Strengthening Lab Partnerships: Improving Send-Out Testing in Senior Care Facilities

In long-term care and post-acute healthcare settings, timely and accurate diagnostics are critical. Whether monitoring recovery from a hospital stay or identifying the early signs of infection or cognitive decline, lab testing is foundationalto clinical decision-making.

Yet many senior care providers face operational friction and missed opportunities when it comes to send-out lab testing—those tests that must be processed by external reference laboratories. Delays in results, miscommunication, and a lack of visibility into lab performance can all compromise patient outcomes.

For providers who truly view care as a calling—not just a function—the challenge is clear: how can we deliver lab services with the same compassion, attention, and rigor that define our bedside care?


The Challenge: Disconnected Lab Testing Workflows

The Issue:
Despite being essential, lab testing is often treated as a transactional back-office process. Samples may be delayed in pickup, orders get misrouted, and result reporting lacks context. For patients—especially seniors with comorbidities—this can lead to delayed treatment or unnecessary transfers to higher levels of care.

Common pain points include:

  • Inconsistent turnaround times
  • Lack of transparency around test status
  • Errors in labeling, order entry, or transport
  • Limited communication with the lab on urgent cases

These operational breakdowns also strain relationships between care staff and lab vendors, creating tension and mistrust that erodes team performance.


The Opportunity: Building Collaborative Lab Relationships

The Solution:
To transform send-out testing into a strategic asset, senior care facilities must shift from vendor management to lab partnerships. This means working with external labs not just as service providers, but as clinical collaborators.

Key steps include:

1. Standardizing Communication Protocols

Set clear expectations for how urgent results are escalated, who receives notifications, and how discrepancies are resolved. Using shared communication platforms or EHR-integrated alerts helps streamline updates and reduce phone tag.

2. Improving Specimen Handling and Logistics

Use consistent processes for sample collection, labeling, and transport to minimize errors.

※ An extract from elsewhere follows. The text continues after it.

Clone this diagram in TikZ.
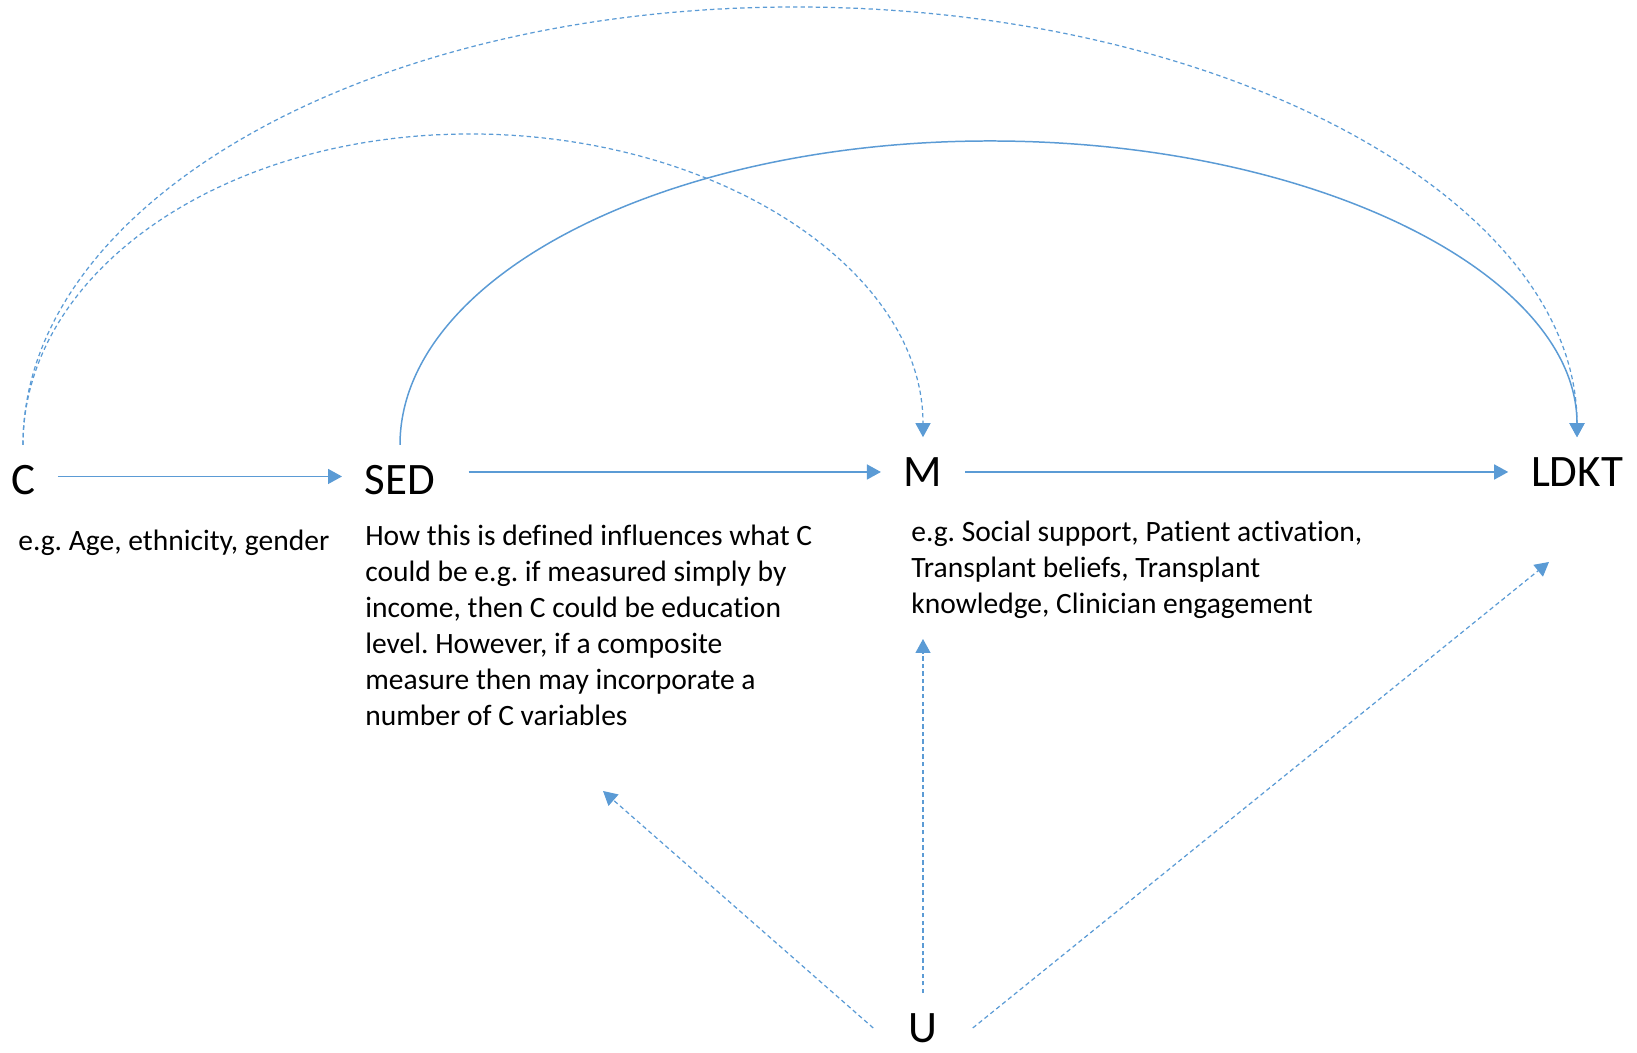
\documentclass[tikz,border=0pt]{standalone}
\usepackage{fontspec}
\setmainfont{Carlito}[Ligatures=NoCommon]
\usetikzlibrary{arrows.meta, positioning}
\frenchspacing

\definecolor{dagblue}{RGB}{91,155,213}

\tikzset{
  dagnode/.style={font=\fontsize{25.6}{30}\selectfont, inner xsep=0.45cm, inner ysep=0.4cm},
  note/.style={font=\fontsize{16.8}{20.5}\selectfont, align=left, inner sep=0pt, anchor=north west},
  causal/.style={draw=dagblue, line width=0.85pt, -{Triangle[length=0.28cm,width=0.3cm]}},
  unsure/.style={causal, line width=0.7pt, dash pattern=on 2.5pt off 1.8pt},
}

\begin{document}
\begin{tikzpicture}[x=0.02cm,y=0.02cm]
\useasboundingbox (0,0) rectangle (1637,1053);

% the causal chain
\node[dagnode] (C) at (23,573) {C};
\node[dagnode] (SED) at (400,573) {SED};
\node[dagnode] (M) at (923,581) {M};
\node[dagnode] (LDKT) at (1577,581) {LDKT};
\node[dagnode, inner xsep=0.7cm] (U) at (923,25) {U};

% notes under the nodes
\node[note] (Cnote) at (18,523) {e.g. Age, ethnicity, gender};
\node[note] (SEDnote) at (365,528) {How this is defined influences what C\\could be e.g. if measured simply by\\income, then C could be education\\level. However, if a composite\\measure then may incorporate a\\number of C variables};
\node[note] (Mnote) at (911,532) {e.g. Social support, Patient activation,\\Transplant beliefs, Transplant\\knowledge, Clinician engagement};

% tops of the arcs and free ends of the arrows from U
\coordinate (topCL) at (795,1046);
\coordinate (topCM) at (470,919);
\coordinate (topSL) at (990,912);
\coordinate (toSED) at (603,262);
\coordinate (toM) at (923,414);
\coordinate (toLDKT) at (1549,491);

\draw[causal] ([yshift=2pt]C.east) -- ([yshift=2pt]SED.west);
\draw[causal] ([xshift=6pt]SED.east |- M) -- (M.west);
\draw[causal] (M.east) -- (LDKT.west);

\draw[unsure] (C.north) .. controls +(0,242) and +(-429,0) .. (topCL)
  .. controls +(429,0) and +(0,237) .. (LDKT.north);
\draw[unsure] (C.north) .. controls +(0,172) and +(-249,0) .. (topCM)
  .. controls +(249,0) and +(0,167) .. (M.north);
\draw[causal] (SED.north) .. controls +(0,168) and +(-325,0) .. (topSL)
  .. controls +(325,0) and +(0,163) .. (LDKT.north);

\draw[unsure] (U.west) -- (toSED);
\draw[unsure] (U.north) -- (toM);
\draw[unsure] (U.east) -- (toLDKT);
\end{tikzpicture}
\end{document}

Partner labs can provide training or co-design workflows that reduce rejected specimens and expedite pickup schedules.

3. Monitoring Lab Performance with Shared Metrics

Track KPIs like test turnaround time, error rates, and repeat test frequency. Discuss them regularly with your lab partner to drive continuous improvement.

4. Aligning on Clinical Priorities

Work with the lab to prioritize testing panels that align with your patient population—such as infection panels, medication monitoring, or early dementia biomarkers—and to implement reflex testing where appropriate.

5. Fostering a Culture of Clinical Curiosity

Encourage clinical staff to ask questions about lab results and patterns. Bring lab representatives into care team meetings or QA rounds when possible. This breaks down silos and builds mutual respect.


Real Impact: From Results to Relationships

When senior care providers take these steps, they see more than just operational improvements—they see stronger care teams and better patient outcomes. Nurses are less frustrated. Physicians make faster decisions. Families receive more confident updates. And lab partners feel trusted and valued, which motivates them to go above and beyond.


Conclusion: Elevating Lab Testing with the Same Compassion as Bedside Care

In senior healthcare, it’s the little things—like showing up with urgency, labeling a vial correctly, or making a timely phone call—that make all the difference. That principle doesn’t stop at the bedside; it applies just as powerfully to lab workflows.

By reimagining send-out lab testing as a relational, clinical, and quality-driven process, senior care providers can turn a common pain point into a competitive advantage. Because when diagnostics are handled with heart and coordination, everyone—especially the patient—wins.